Our AdapNet architecture follows the general principle of having a contractive and an expansive segment, similar to the FCN architectures. In contrast to the previous approaches, for the contractive segment, we adapt the recently proposed ResNet-50. The ResNet architecture includes batch normalization and layers that can skip convolutions. This allows the design of much deeper networks without facing degradation of the gradient and therefore leads to very large receptive fields with often highly discriminative features. The output of this contractive segment is 32-times downsampled with respect to the input. We then upsample the output of this contractive segment using deconvolutions and perform refinement by fusing high resolution feature maps from the contractive segment. In addition we incorporate several improvements proposed in the ICRA'17 paper, such as Multiscale ResNet blocks, Front Convolutions and Higher Resolution Outputs. Please find detailed description of the architecture on the ICRA'17 paper.

The lists below show the currently available models for demo on this website:

Unimodal Models

  • RGB
  • Depth
  • NIR (Near-Infrared)
  • NRG (Near-Infrared, Red, Green)
  • EVI (Enhanced Vegitation Index)
  • NDVI (Normalized Difference Vegetation Index)

Multimodal Models

  1. Channel-Stacking (CS)
    • Three channel - RGB, NIR, Depth
    • Four channel - RGB, NIR
    • Five channel - RGB, NIR, DEPTH
  2. Late-Fused Convolution (LFC)
    • RGB-Depth
    • NRG-Depth
    • RGB-EVI
    • RGB-NIR
  3. Convoluted Mixture of Deep Experts (CMoDE)
    • RGB-Depth
    • RGB-EVI

Channel-Stacking (CS) Model

architecture cf
CS Architecture

The most intuitive paradigm of fusing data using Deep Convolutional Neural Networks is by stacking them into multiple channels and learning combined features end-to-end. However, previous efforts have been unsuccessful due to the difficulty in propagating gradients through the entire length of the model.

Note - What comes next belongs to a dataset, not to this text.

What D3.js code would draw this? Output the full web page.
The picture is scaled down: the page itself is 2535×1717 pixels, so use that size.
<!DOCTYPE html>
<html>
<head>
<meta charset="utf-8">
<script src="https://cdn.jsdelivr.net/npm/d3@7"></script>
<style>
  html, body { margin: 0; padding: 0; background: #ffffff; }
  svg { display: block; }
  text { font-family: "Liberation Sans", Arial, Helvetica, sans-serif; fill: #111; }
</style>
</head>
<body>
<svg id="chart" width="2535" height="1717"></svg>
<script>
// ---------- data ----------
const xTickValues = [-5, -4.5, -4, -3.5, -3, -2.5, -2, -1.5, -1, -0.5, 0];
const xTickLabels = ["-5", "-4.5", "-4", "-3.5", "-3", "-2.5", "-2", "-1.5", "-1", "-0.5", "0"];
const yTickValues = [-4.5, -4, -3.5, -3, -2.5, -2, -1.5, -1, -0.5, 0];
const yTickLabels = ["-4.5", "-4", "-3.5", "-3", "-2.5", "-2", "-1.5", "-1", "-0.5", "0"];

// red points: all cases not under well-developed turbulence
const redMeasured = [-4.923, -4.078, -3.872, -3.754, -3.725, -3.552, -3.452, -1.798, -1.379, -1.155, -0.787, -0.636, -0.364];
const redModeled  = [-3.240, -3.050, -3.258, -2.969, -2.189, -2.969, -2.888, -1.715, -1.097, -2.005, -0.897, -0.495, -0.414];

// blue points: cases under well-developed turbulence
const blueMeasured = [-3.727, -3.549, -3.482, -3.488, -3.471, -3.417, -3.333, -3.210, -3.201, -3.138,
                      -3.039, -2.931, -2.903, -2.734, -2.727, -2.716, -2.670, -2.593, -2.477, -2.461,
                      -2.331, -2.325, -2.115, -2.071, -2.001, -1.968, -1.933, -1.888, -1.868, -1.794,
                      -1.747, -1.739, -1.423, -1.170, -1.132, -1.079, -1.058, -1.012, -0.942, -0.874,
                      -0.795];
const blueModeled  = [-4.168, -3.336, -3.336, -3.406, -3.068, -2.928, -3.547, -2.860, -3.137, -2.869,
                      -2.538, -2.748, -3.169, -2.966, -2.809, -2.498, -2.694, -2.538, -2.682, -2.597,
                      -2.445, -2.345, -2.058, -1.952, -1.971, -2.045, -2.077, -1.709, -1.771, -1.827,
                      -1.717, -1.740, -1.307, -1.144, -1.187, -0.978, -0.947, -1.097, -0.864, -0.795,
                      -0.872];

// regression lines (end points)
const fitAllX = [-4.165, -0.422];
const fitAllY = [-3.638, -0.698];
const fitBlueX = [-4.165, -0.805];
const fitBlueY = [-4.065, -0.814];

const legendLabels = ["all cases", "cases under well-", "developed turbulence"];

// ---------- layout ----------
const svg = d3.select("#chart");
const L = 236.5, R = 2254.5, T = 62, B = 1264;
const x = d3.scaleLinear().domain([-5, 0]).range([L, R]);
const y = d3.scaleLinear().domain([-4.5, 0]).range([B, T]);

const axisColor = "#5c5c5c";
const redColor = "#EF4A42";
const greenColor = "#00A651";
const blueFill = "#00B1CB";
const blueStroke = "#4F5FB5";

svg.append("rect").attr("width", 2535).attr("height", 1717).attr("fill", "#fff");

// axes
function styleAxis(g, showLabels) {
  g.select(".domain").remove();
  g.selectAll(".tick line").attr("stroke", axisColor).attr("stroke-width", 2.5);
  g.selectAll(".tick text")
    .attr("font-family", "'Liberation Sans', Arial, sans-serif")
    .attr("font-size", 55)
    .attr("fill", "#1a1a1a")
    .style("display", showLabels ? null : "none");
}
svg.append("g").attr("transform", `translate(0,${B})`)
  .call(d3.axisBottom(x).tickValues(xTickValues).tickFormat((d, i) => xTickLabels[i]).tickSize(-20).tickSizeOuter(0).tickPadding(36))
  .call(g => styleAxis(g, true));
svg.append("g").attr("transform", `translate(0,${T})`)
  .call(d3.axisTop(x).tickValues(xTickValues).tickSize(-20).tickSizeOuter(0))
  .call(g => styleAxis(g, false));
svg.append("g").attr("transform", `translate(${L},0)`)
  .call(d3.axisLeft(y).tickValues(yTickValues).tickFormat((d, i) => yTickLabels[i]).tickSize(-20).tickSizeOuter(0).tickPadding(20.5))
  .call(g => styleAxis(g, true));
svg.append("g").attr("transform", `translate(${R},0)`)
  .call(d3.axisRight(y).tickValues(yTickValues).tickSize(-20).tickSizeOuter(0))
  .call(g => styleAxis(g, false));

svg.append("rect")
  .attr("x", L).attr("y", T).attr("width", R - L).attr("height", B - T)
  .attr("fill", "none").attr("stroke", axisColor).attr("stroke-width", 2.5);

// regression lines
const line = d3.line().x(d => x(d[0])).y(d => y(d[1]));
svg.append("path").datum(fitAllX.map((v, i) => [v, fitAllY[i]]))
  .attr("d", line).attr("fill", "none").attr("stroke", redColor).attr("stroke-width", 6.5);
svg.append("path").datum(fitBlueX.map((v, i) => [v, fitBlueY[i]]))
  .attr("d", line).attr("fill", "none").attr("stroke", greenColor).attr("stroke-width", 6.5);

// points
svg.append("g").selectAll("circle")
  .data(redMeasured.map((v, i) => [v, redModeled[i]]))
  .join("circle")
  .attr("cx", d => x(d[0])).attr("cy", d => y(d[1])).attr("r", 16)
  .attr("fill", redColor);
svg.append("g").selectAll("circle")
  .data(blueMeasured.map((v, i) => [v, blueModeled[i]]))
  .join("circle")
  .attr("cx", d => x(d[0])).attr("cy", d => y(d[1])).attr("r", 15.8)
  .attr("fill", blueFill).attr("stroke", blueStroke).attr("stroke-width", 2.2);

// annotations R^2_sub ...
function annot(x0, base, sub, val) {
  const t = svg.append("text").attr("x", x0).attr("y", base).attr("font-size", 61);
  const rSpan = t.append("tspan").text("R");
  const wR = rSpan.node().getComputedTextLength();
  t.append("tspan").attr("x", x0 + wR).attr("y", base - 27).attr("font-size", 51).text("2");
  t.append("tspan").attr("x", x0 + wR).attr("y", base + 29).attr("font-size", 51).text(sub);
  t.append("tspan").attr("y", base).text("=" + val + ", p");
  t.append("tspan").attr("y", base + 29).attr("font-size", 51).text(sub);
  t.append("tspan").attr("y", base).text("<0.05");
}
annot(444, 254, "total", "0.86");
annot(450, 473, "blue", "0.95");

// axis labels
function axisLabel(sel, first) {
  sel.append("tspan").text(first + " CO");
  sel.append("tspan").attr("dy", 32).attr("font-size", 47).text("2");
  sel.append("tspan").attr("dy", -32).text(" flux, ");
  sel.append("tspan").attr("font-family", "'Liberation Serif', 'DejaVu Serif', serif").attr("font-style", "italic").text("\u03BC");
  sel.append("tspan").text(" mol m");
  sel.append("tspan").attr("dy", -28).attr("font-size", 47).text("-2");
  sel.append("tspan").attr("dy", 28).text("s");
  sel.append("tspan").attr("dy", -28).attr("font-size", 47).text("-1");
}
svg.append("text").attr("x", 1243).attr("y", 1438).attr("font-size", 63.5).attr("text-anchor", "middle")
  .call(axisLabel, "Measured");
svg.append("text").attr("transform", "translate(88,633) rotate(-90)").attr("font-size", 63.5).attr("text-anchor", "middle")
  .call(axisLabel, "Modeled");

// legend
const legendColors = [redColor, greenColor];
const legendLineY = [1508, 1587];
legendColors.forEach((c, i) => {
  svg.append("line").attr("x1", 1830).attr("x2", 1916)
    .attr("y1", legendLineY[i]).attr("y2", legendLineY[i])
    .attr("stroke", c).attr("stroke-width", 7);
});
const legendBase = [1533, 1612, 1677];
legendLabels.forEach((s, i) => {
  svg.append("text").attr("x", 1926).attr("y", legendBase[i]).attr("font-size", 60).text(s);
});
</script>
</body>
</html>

Late-Fused Convolution (LFC) Model

In the late-fused-convolution approach, each model is first learned to segment using a specific spectrum/modality. Afterwards, the feature maps are summed up element-wise before a series of convolution, pooling and upconvolution layers.

This approach has the advantage as features in each model may be good at classifying a specific class and combining them may yield a better throughput, even though it necessitates heavy parameter tuning.

architecture lfc
LFC Architecture

Convoluted Mixture of Deep Experts (CMoDE) Model

This model fuses multiple modalities or spectra for pixel-wise semantic segmentation and has two components: the experts that map particular modalities to the segmentation output and the adaptive gating network that learns “how much” and “when” to rely on each expert.

We train the network to learn the convex combination of the experts by back-propagating into the weights, similar to any other synapse weight or convolutional kernel.

architecture cmode
CMoDE Architecture



The Freiburg Forest dataset was collected using our Viona autonomous mobile robot platform equipped with cameras for capturing multi-spectral and multi-modal images. The dataset may be used for evaluation of different perception algorithms for segmentation, detection, classification, etc. All scenes were recorded at 20 Hz with a camera resolution of 1024x768 pixels. The data was collected on three different days to have enough variability in lighting conditions as shadows and sun angles play a crucial role in the quality of acquired images. The robot traversed about 4.7 km each day. We provide manually annotated pixel-wise ground truth segmentation masks for 6 classes: Obstacle, Trail, Sky, Grass, Vegetation, and Void.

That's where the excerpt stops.